- Brief: Note how many lines in the entries contain the string "this", then give that number and nothing else.

- Data shown:
§

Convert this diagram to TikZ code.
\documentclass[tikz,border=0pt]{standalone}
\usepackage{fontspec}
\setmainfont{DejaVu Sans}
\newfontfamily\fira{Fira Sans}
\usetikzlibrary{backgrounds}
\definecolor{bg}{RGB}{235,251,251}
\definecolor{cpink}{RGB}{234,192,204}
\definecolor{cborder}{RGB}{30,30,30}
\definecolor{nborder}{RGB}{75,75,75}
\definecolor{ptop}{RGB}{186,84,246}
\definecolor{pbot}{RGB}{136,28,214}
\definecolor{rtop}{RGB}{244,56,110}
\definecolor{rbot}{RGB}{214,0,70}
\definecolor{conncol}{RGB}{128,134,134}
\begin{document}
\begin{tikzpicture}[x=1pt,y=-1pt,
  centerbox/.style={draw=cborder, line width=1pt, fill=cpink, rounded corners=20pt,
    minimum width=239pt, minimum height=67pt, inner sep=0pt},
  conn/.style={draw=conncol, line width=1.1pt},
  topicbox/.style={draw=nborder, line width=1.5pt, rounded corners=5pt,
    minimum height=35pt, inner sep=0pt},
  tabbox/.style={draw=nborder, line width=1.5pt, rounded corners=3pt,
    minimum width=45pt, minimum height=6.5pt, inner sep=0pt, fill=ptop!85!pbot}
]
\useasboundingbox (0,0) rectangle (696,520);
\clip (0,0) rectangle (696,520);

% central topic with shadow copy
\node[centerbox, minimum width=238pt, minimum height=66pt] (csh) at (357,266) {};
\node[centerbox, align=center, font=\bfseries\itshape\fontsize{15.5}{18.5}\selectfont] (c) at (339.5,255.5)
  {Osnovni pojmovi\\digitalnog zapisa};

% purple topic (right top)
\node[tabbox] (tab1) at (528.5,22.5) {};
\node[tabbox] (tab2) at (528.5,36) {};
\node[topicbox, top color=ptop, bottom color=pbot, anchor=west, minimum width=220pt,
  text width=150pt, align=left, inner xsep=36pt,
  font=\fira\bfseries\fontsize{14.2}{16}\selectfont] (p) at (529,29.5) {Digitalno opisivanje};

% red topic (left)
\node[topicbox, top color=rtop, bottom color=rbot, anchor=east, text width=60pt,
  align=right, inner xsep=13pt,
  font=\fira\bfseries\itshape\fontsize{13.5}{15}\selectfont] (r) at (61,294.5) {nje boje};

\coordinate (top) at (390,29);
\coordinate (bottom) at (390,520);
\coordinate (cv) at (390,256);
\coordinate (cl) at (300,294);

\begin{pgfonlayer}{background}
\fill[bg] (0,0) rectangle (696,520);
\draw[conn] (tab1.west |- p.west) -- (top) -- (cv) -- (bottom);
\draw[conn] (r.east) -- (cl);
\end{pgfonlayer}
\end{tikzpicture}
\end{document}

§

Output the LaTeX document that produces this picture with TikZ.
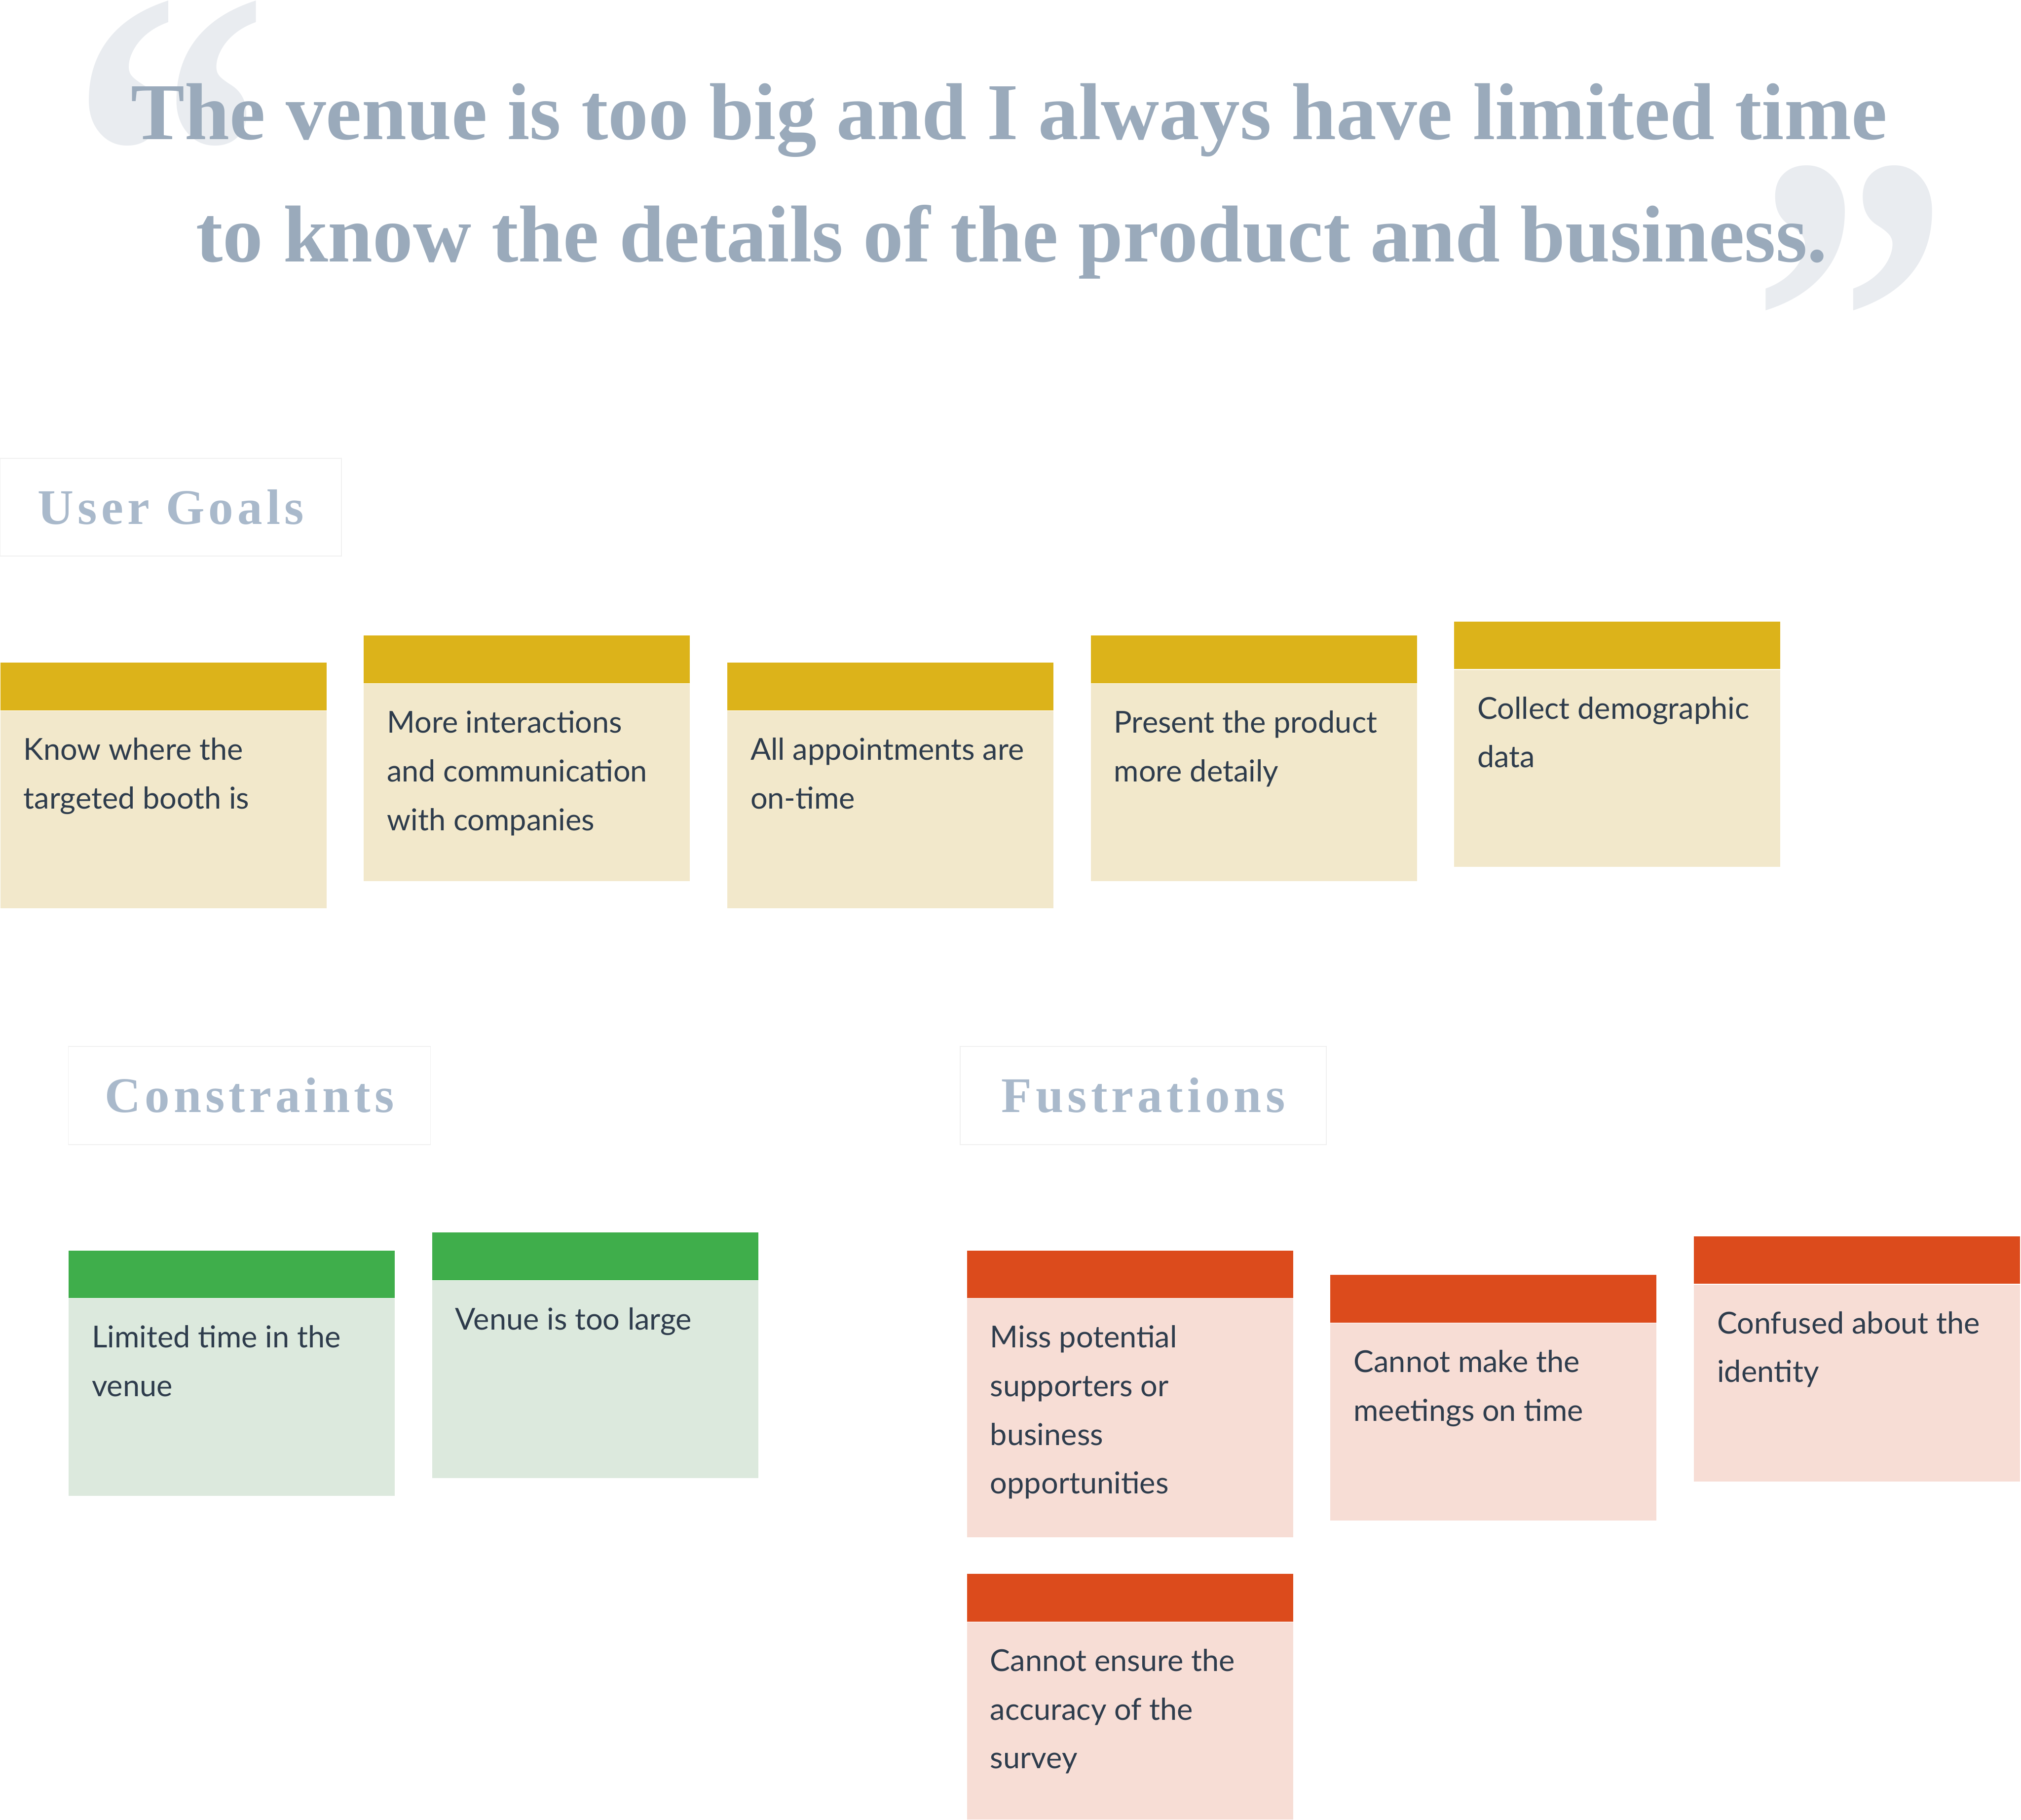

§

- Finished task: 2